Wealth is wealth, you might reply, so who cares? There are two reasons to care: First, because a decline in home values doesn’t say much about how our retirement system is working. And second, because housing plays a different role in retirement planning than explicit retirement saving does. Many retirees don’t sell their homes, so the popping of the bubble isn’t that important. What matters to them is the service provided to them by their home, which hasn’t changed. Other retirees do sell their homes, but – again due to the housing decline – could purchase a new one at a lower price, meaning that they’re at least partially hedged.  Still others bought their homes at lower, pre-bubble prices. So the effects aren’t clear.

Finally, neither of the charts above cover all retirement saving; they catch only 401(k) and IRA-type plans, without data on corporate defined benefit plans or Social Security.
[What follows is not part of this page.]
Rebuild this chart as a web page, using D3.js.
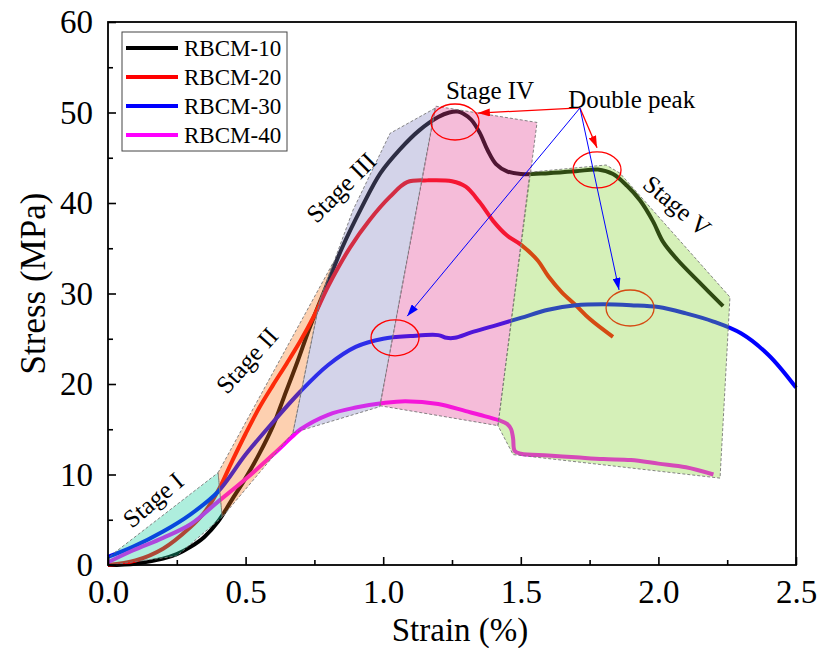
<!DOCTYPE html>
<html>
<head>
<meta charset="utf-8">
<script src="https://cdn.jsdelivr.net/npm/d3@7"></script>
<style>
  body { margin: 0; background: #fff; }
</style>
</head>
<body>
<script>
// stress-strain curves (strain %, stress MPa)
const strain10 = [0, 0.1, 0.2, 0.25, 0.3, 0.35, 0.4, 0.45, 0.5, 0.55, 0.6, 0.64, 0.69, 0.73, 0.8, 0.85, 0.92, 0.99, 1.06, 1.13, 1.2, 1.24, 1.27, 1.29, 1.32, 1.35, 1.38, 1.41, 1.45, 1.5, 1.6, 1.7, 1.78, 1.835, 1.886, 1.933, 1.98, 2.017, 2.07, 2.15, 2.235];
const stress10 = [0, 0.15, 0.7, 1.2, 2.0, 3.1, 4.8, 7.2, 9.6, 12.3, 15.4, 18.6, 22.6, 26.0, 31.3, 35.0, 39.4, 43.3, 45.9, 48.0, 49.5, 50.0, 50.1, 49.9, 49.2, 47.8, 45.8, 44.3, 43.5, 43.2, 43.3, 43.5, 43.7, 43.2, 41.9, 40.3, 38.0, 35.7, 33.7, 31.2, 28.6];

const strain20 = [0, 0.1, 0.2, 0.3, 0.35, 0.4, 0.45, 0.5, 0.55, 0.6, 0.65, 0.7, 0.75, 0.8, 0.88, 0.95, 1.025, 1.087, 1.16, 1.25, 1.3, 1.35, 1.4, 1.45, 1.5, 1.56, 1.6, 1.65, 1.7, 1.75, 1.835];
const stress20 = [0, 0.5, 1.8, 4.2, 5.8, 8.2, 11.4, 14.5, 17.4, 19.9, 22.3, 24.8, 27.6, 30.8, 35.1, 38.1, 40.7, 42.3, 42.5, 42.4, 41.8, 40.1, 38.0, 36.4, 35.4, 33.7, 31.9, 30.1, 28.7, 27.2, 25.2];

const strain30 = [0, 0.09, 0.2, 0.3, 0.4, 0.5, 0.6, 0.7, 0.8, 0.9, 1.0, 1.1, 1.2, 1.23, 1.26, 1.32, 1.4, 1.5, 1.6, 1.7, 1.8, 1.9, 2.0, 2.1, 2.2, 2.3, 2.4, 2.5];
const stress30 = [0.9, 2.0, 3.7, 5.6, 8.1, 12.2, 15.8, 19.2, 22.1, 24.1, 25.0, 25.3, 25.4, 25.1, 25.1, 25.7, 26.4, 27.3, 28.2, 28.7, 28.8, 28.7, 28.5, 27.8, 26.9, 25.6, 23.2, 19.6];

const strain40 = [0, 0.09, 0.2, 0.3, 0.4, 0.5, 0.6, 0.67, 0.7, 0.8, 0.9, 1.0, 1.08, 1.2, 1.3, 1.35, 1.42, 1.45, 1.465, 1.472, 1.478, 1.5, 1.6, 1.7, 1.8, 1.9, 2.0, 2.1, 2.2];
const stress40 = [0.3, 1.6, 3.0, 4.5, 7.0, 9.5, 12.2, 14.2, 15.0, 16.6, 17.4, 17.9, 18.1, 17.8, 17.0, 16.6, 16.0, 15.6, 15.0, 14.0, 12.6, 12.3, 12.1, 11.9, 11.7, 11.6, 11.2, 10.8, 10.0];

const seriesNames = ["RBCM-10", "RBCM-20", "RBCM-30", "RBCM-40"];
const seriesColors = ["#000000", "#ff0000", "#0000ff", "#ff00ff"];

// stage regions [strain, stress]
const stageI = [[0, 0], [0, 0.8], [0.40, 10.2], [0.415, 5.3], [0.25, 1.0], [0.01, 0]];
const stageII = [[0.40, 10.2], [0.818, 33.4], [0.77, 29.3], [0.672, 14.6], [0.415, 5.3]];
const stageIII = [[0.672, 14.6], [0.77, 29.3], [0.89, 39.2], [1.025, 47.7], [1.19, 50.5], [0.988, 17.5]];
const stageIV = [[0.988, 17.6], [1.19, 50.7], [1.559, 48.9], [1.417, 15.4]];
const stageV = [[1.417, 15.4], [1.533, 43.4], [1.81, 44.2], [1.86, 43.3], [2.26, 29.6], [2.224, 9.6], [1.472, 12.2]];
const stageFills = ["#18ce9e", "#f9791d", "#8080c0", "#e24092", "#87d434"];

const stageLabels = ["Stage I", "Stage II", "Stage III", "Stage IV", "Stage V"];
const stageLabelPos = [[0.164, 7.2], [0.505, 22.6], [0.847, 41.7], [1.228, 51.5], [2.068, 39.7]];
const stageLabelRot = [-40, -48, -45, 0, 40];

// double peak markers
const peakCenters = [[1.261, 48.95], [1.777, 43.65], [1.043, 25.1], [1.897, 28.4]];
const arrowFrom = [1.715, 50.5];
const arrowTo = [[1.344, 49.94], [1.777, 46.1], [1.087, 27.5], [1.857, 30.4]];
const arrowColors = ["#ff0000", "#ff0000", "#0000ff", "#0000ff"];

const xTicks = [0, 0.5, 1.0, 1.5, 2.0, 2.5];
const yTicks = [0, 10, 20, 30, 40, 50, 60];

const W = 819, H = 648;
const pLeft = 108, pRight = 796, pTop = 22, pBottom = 565;
const serif = "'Liberation Serif', 'Times New Roman', serif";

const x = d3.scaleLinear().domain([0, 2.5]).range([pLeft, pRight]);
const y = d3.scaleLinear().domain([0, 60]).range([pBottom, pTop]);

const svg = d3.select("body").append("svg")
  .attr("width", W)
  .attr("height", H);

const defs = svg.append("defs");
["red", "blue"].forEach((nm, i) => {
  defs.append("marker")
    .attr("id", "head-" + nm)
    .attr("viewBox", "0 0 12 8")
    .attr("refX", 12).attr("refY", 4)
    .attr("markerWidth", 12).attr("markerHeight", 8)
    .attr("markerUnits", "userSpaceOnUse")
    .attr("orient", "auto")
    .append("path")
    .attr("d", "M0,0 L12,4 L0,8 Z")
    .attr("fill", i == 0 ? "#ff0000" : "#0000ff");
});

const plot = svg.append("g");

const line = d3.line().x(d => x(d[0])).y(d => y(d[1])).curve(d3.curveCatmullRom.alpha(0.5));

const curves = [
  d3.zip(strain10, stress10),
  d3.zip(strain20, stress20),
  d3.zip(strain30, stress30),
  d3.zip(strain40, stress40)
];

plot.selectAll(".curve")
  .data(curves)
  .enter()
  .append("path")
  .attr("class", "curve")
  .attr("d", line)
  .attr("fill", "none")
  .attr("stroke", (d, i) => seriesColors[i])
  .attr("stroke-width", 4)
  .attr("stroke-linejoin", "round");

// this one sits under the green region
plot.append("ellipse")
  .attr("cx", x(peakCenters[3][0]))
  .attr("cy", y(peakCenters[3][1]))
  .attr("rx", 24).attr("ry", 18)
  .attr("fill", "none")
  .attr("stroke", "#ff0000")
  .attr("stroke-width", 1.3);

const poly = d3.line().x(d => x(d[0])).y(d => y(d[1]));

plot.selectAll(".stage")
  .data([stageI, stageII, stageIII, stageIV, stageV])
  .enter()
  .append("path")
  .attr("class", "stage")
  .attr("d", d => poly(d) + "Z")
  .attr("fill", (d, i) => stageFills[i])
  .attr("fill-opacity", 0.35)
  .attr("stroke", "#777")
  .attr("stroke-width", 0.9)
  .attr("stroke-dasharray", "3,2");

plot.selectAll(".peak")
  .data(peakCenters.slice(0, 3))
  .enter()
  .append("ellipse")
  .attr("class", "peak")
  .attr("cx", d => x(d[0]))
  .attr("cy", d => y(d[1]))
  .attr("rx", 24).attr("ry", 18)
  .attr("fill", "none")
  .attr("stroke", "#ff0000")
  .attr("stroke-width", 1.3);

plot.selectAll(".arrow")
  .data(arrowTo)
  .enter()
  .append("line")
  .attr("class", "arrow")
  .attr("x1", x(arrowFrom[0]))
  .attr("y1", y(arrowFrom[1]))
  .attr("x2", d => x(d[0]))
  .attr("y2", d => y(d[1]))
  .attr("stroke", (d, i) => arrowColors[i])
  .attr("stroke-width", (d, i) => i < 2 ? 1.3 : 1)
  .attr("marker-end", (d, i) => i < 2 ? "url(#head-red)" : "url(#head-blue)");

plot.selectAll(".stageLabel")
  .data(stageLabels)
  .enter()
  .append("text")
  .attr("class", "stageLabel")
  .attr("transform", (d, i) => `translate(${x(stageLabelPos[i][0])},${y(stageLabelPos[i][1])}) rotate(${stageLabelRot[i]})`)
  .attr("text-anchor", (d, i) => i == 3 ? "start" : "middle")
  .attr("dominant-baseline", (d, i) => i == 3 ? "auto" : "central")
  .attr("font-size", 25)
  .text(d => d);

plot.append("text")
  .attr("x", x(1.672))
  .attr("y", y(50.5))
  .attr("font-size", 25)
  .text("Double peak");

// axes, ticks pointing inward
const xAxis = d3.axisBottom(x).tickValues(xTicks).tickFormat(d3.format(".1f"))
  .tickSizeInner(-8).tickSizeOuter(0).tickPadding(15);
const xMinor = d3.axisBottom(x).tickValues([0.25, 0.75, 1.25, 1.75, 2.25]).tickFormat("")
  .tickSizeInner(-5).tickSizeOuter(0);
const yAxis = d3.axisLeft(y).tickValues(yTicks).tickFormat(d3.format("d"))
  .tickSizeInner(-8).tickSizeOuter(0).tickPadding(15);
const yMinor = d3.axisLeft(y).tickValues([5, 15, 25, 35, 45, 55]).tickFormat("")
  .tickSizeInner(-5).tickSizeOuter(0);

[[xAxis, "x"], [xMinor, "x"], [yAxis, "y"], [yMinor, "y"]].forEach(([ax, k]) => {
  const g = svg.append("g")
    .attr("transform", k == "x" ? `translate(0,${pBottom})` : `translate(${pLeft},0)`)
    .call(ax)
    .attr("font-family", null);
  g.select(".domain").remove();
  g.selectAll("line").attr("stroke", "#000").attr("stroke-width", 1.6);
  g.selectAll("text")
    .attr("fill", "#000")
    .attr("font-size", 33);
});

svg.append("rect")
  .attr("x", pLeft).attr("y", pTop)
  .attr("width", pRight - pLeft).attr("height", pBottom - pTop)
  .attr("fill", "none")
  .attr("stroke", "#000")
  .attr("stroke-width", 1.8);

svg.append("text")
  .attr("x", (pLeft + pRight) / 2 + 8)
  .attr("y", 641)
  .attr("text-anchor", "middle")
  .attr("font-size", 33)
  .text("Strain (%)");

svg.append("text")
  .attr("transform", `translate(45,${(pTop + pBottom) / 2 - 10}) rotate(-90)`)
  .attr("text-anchor", "middle")
  .attr("font-size", 35)
  .text("Stress (MPa)");

// legend
const legend = svg.append("g").attr("transform", `translate(${pLeft + 14},${pTop + 10})`);
legend.append("rect")
  .attr("width", 165).attr("height", 119)
  .attr("fill", "#fff")
  .attr("stroke", "#444")
  .attr("stroke-width", 1);
seriesNames.forEach((nm, i) => {
  const row = legend.append("g").attr("transform", `translate(0,${16 + i * 29})`);
  row.append("line")
    .attr("x1", 4).attr("x2", 56)
    .attr("stroke", seriesColors[i])
    .attr("stroke-width", 4);
  row.append("text")
    .attr("x", 62).attr("y", 8)
    .attr("font-size", 23)
    .text(nm);
});

svg.selectAll("text").style("font-family", serif);
</script>
</body>
</html>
So let’s show a third chart that tries to wrap them all together. The chart below shows the ratio over time of retirement assets to personal incomes. The oldest series, dating from 1945, shows the total financial assets for employer-sponsored pension funds, including both DB and DC and state and local government plans. These rose from 31% of personal incomes in 1945 to 119% in 2013. Beginning in 1981, the Fed began tracking household retirement savings, which include non-employer saving such as IRA plans and insurance contracts. The second series beginning in 1981 combines these assets with the employer pension assets tracked in the bottom-most series. These combined retirement savings reached 182 percent of personal incomes by 2013. Finally, beginning in 1996 the Social Security Administration began publishing figures on the total value of Social Security benefits that have been accrued but not yet paid out. The top-most series combines accrued Social Security benefits with household retirement savings and employer-run pension funds. This most comprehensive measure has increased from 269 percent of personal incomes in 1996 to 391 percent in 2013.

Employer pensions, household retirement savings, and accrued social security benefits

Does this mean everything is hunky dory? No, for three reasons: First, these are averages, which means that many people could be falling short. Nevertheless, the averages are rising. Second, as life spans increase, the ratio of retirement savings to incomes should also rise. But how much they should rise depends on whether/how much we choose to work longer.

And third, Social Security, state and local pensions and, to a lesser degree, corporate DB plans are all underfunded. So they can’t pay everything they’ve promised. But it’s ironic that many people promoting the retirement crisis viewpoint believe that private retirement plans like 401(k)s have failed and that the share of retirement income coming from government plans should expand. To me, these figures point toward an opposite conclusion.